The story starts with Rehana at her husband Iqbal's grave saying that she has lost the children. It was a peculiar twist and for a moment I thought the children had died but very soon we learn that Iqbal's brother through a court order has obtained legal custody of Rehana's two children. Rehana is heart broken because she feels that she was given an opportunity of speaking up in court and she did not do so. Now it is upto her to find a way to get her children back.
The story of Rehana and Maya and Sohail( whom Rehana gets back within an year) is one part of the story. The other is the period in history in Bangladesh where the great partition took place, where Pakistan and Bangladesh were divided, over a million people died, hundreds of thousands of families became refugees on both sides of the border, and where war and brutality affected the ordinary man. Ordinary women like Rehana who was just a middle class widow trying to bring up her two teenaged children.

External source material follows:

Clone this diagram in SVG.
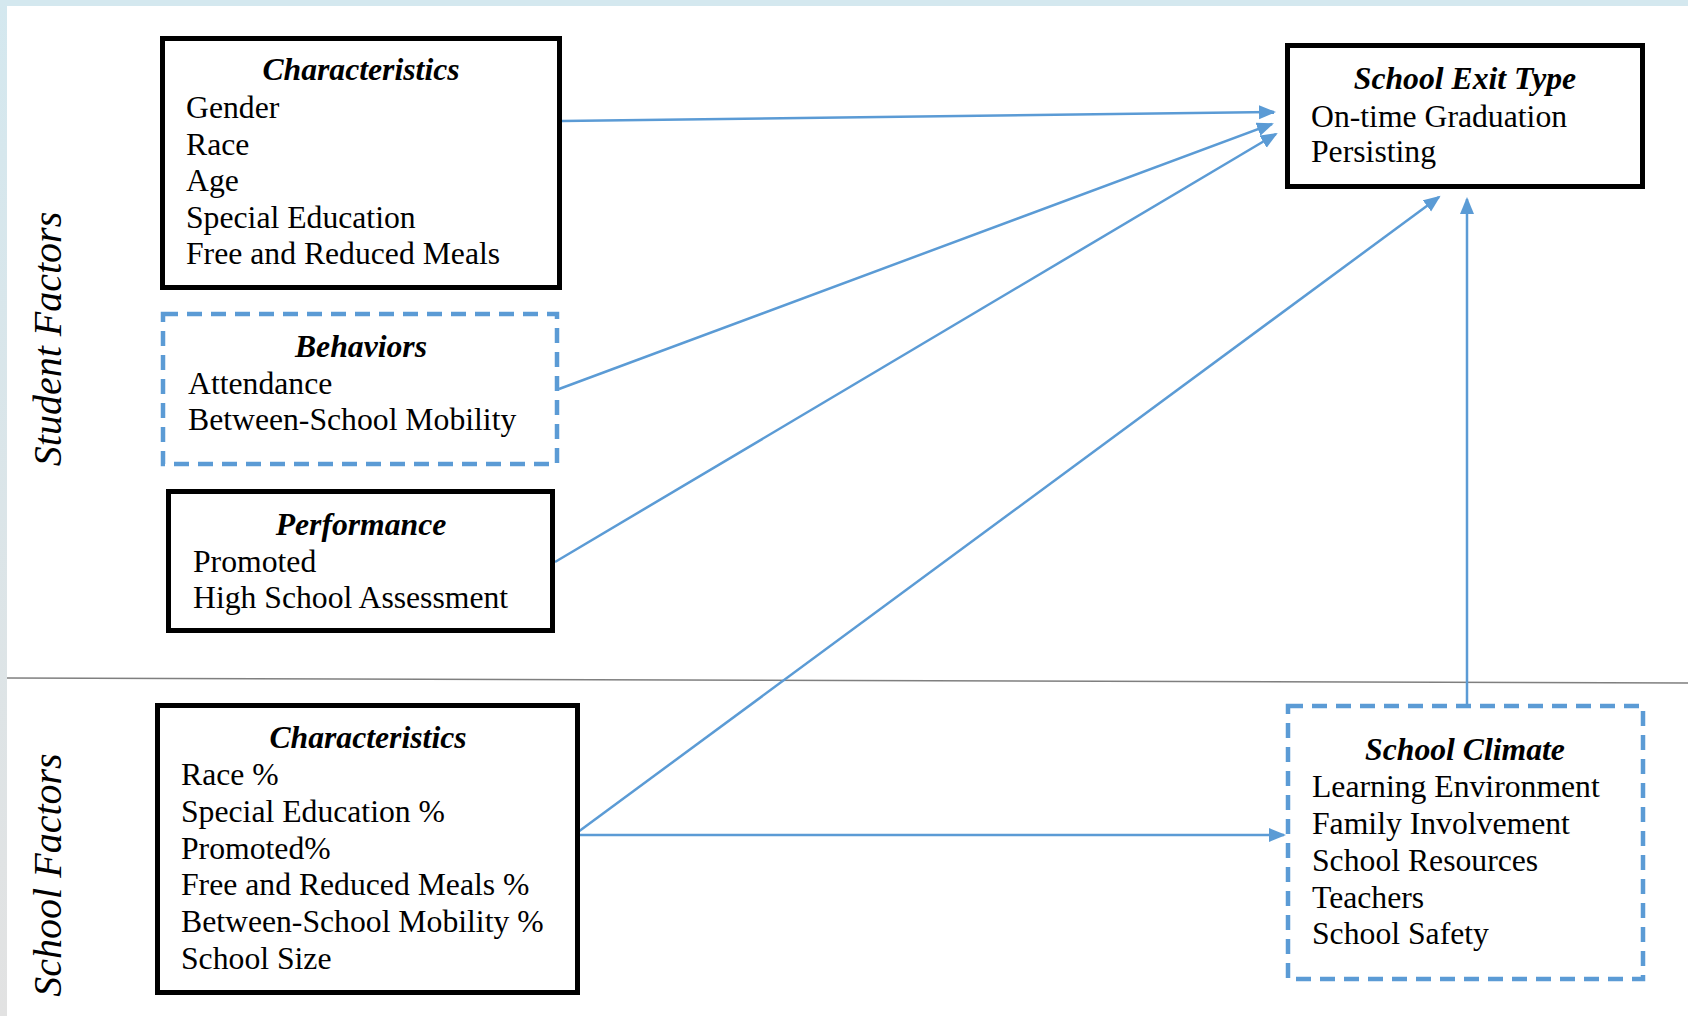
<svg xmlns="http://www.w3.org/2000/svg" width="1688" height="1016" viewBox="0 0 1688 1016">
<defs>
<style>
.solid{fill:#fff;stroke:#000;stroke-width:5}
.dash{fill:#fff;stroke:#5B9BD5;stroke-width:4.5;stroke-dasharray:15 9}
.t{font-family:"Liberation Serif","Times New Roman",serif;font-size:31.7px;fill:#000}
.h{font-weight:bold;font-style:italic;text-anchor:middle}
.side{font-family:"Liberation Serif","Times New Roman",serif;font-size:40px;font-style:italic;fill:#000;text-anchor:middle}
.c{stroke:#5B9BD5;stroke-width:2.5;fill:none;marker-end:url(#ah)}
</style>
<linearGradient id="lg" x1="0" y1="0" x2="0" y2="1">
<stop offset="0" stop-color="#D4E8EF"/>
<stop offset="1" stop-color="#E2E2E2"/>
</linearGradient>
<marker id="ah" markerUnits="userSpaceOnUse" markerWidth="20" markerHeight="16" refX="15" refY="7" orient="auto">
<path d="M0,0 L17,7 L0,14 Z" fill="#5B9BD5"/>
</marker>
</defs>
<rect x="0" y="0" width="1688" height="1016" fill="#fff"/>
<rect x="0" y="0" width="1688" height="6" fill="#D4E8EF"/>
<rect x="0" y="0" width="7" height="1016" fill="url(#lg)"/>
<line x1="7" y1="678" x2="1688" y2="683" stroke="#7f7f7f" stroke-width="1.5"/>

<text class="side" transform="translate(61,339) rotate(-90)">Student Factors</text>
<text class="side" transform="translate(61,875) rotate(-90)">School Factors</text>

<g id="connectors">
<line class="c" x1="562" y1="121" x2="1274" y2="112"/>
<line class="c" x1="559" y1="389" x2="1272" y2="124"/>
<line class="c" x1="555" y1="562" x2="1276" y2="134"/>
<line class="c" x1="578" y1="832" x2="1439" y2="197"/>
<line class="c" x1="578" y1="835" x2="1284" y2="835"/>
<line class="c" x1="1467" y1="704" x2="1467" y2="199"/>
</g>

<g id="student-characteristics">
<rect class="solid" x="162.5" y="38.5" width="397" height="249"/>
<text class="t h" x="361" y="80">Characteristics</text>
<text class="t" x="186" y="118">Gender</text>
<text class="t" x="186" y="155">Race</text>
<text class="t" x="186" y="191">Age</text>
<text class="t" x="186" y="228">Special Education</text>
<text class="t" x="186" y="264">Free and Reduced Meals</text>
</g>

<g id="behaviors">
<rect class="dash" x="163" y="314" width="394" height="150"/>
<text class="t h" x="361" y="357">Behaviors</text>
<text class="t" x="188" y="394">Attendance</text>
<text class="t" x="188" y="430">Between-School Mobility</text>
</g>

<g id="performance">
<rect class="solid" x="168.5" y="491.5" width="384" height="139"/>
<text class="t h" x="361" y="535">Performance</text>
<text class="t" x="193" y="572">Promoted</text>
<text class="t" x="193" y="608">High School Assessment</text>
</g>

<g id="school-characteristics">
<rect class="solid" x="157.5" y="705.5" width="420" height="287"/>
<text class="t h" x="368" y="748">Characteristics</text>
<text class="t" x="181" y="785">Race %</text>
<text class="t" x="181" y="822">Special Education %</text>
<text class="t" x="181" y="859">Promoted%</text>
<text class="t" x="181" y="895">Free and Reduced Meals %</text>
<text class="t" x="181" y="932">Between-School Mobility %</text>
<text class="t" x="181" y="969">School Size</text>
</g>

<g id="school-exit-type">
<rect class="solid" x="1287.5" y="45.5" width="355" height="141"/>
<text class="t h" x="1465" y="89">School Exit Type</text>
<text class="t" x="1311" y="127">On-time Graduation</text>
<text class="t" x="1311" y="162">Persisting</text>
</g>

<g id="school-climate">
<rect class="dash" x="1288" y="706" width="355" height="273"/>
<text class="t h" x="1465" y="760">School Climate</text>
<text class="t" x="1312" y="797">Learning Environment</text>
<text class="t" x="1312" y="834">Family Involvement</text>
<text class="t" x="1312" y="871">School Resources</text>
<text class="t" x="1312" y="908">Teachers</text>
<text class="t" x="1312" y="944">School Safety</text>
</g>
</svg>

How the beginning of the war destroys life as it was for Rehana, the growth of urban terrorism and Sohail himself being a guerilla, how Maya turned her talent for writing towards propaganda for the cause of Bangladesh's freedom is the story of The Golden Age. It is also about Rehana hoping and praying that life could go back to what it was before the war. This can of course never be - life never ever goes back to what it was before.
This book was awarded a prize in 2008 and is a very comfortable read. My first read of a Bangladeshi author and now I must look for The Good Muslim the sequel to this. This book is part of my contribution towards the South Asian Challenge 2011 conducted by S. Krishna.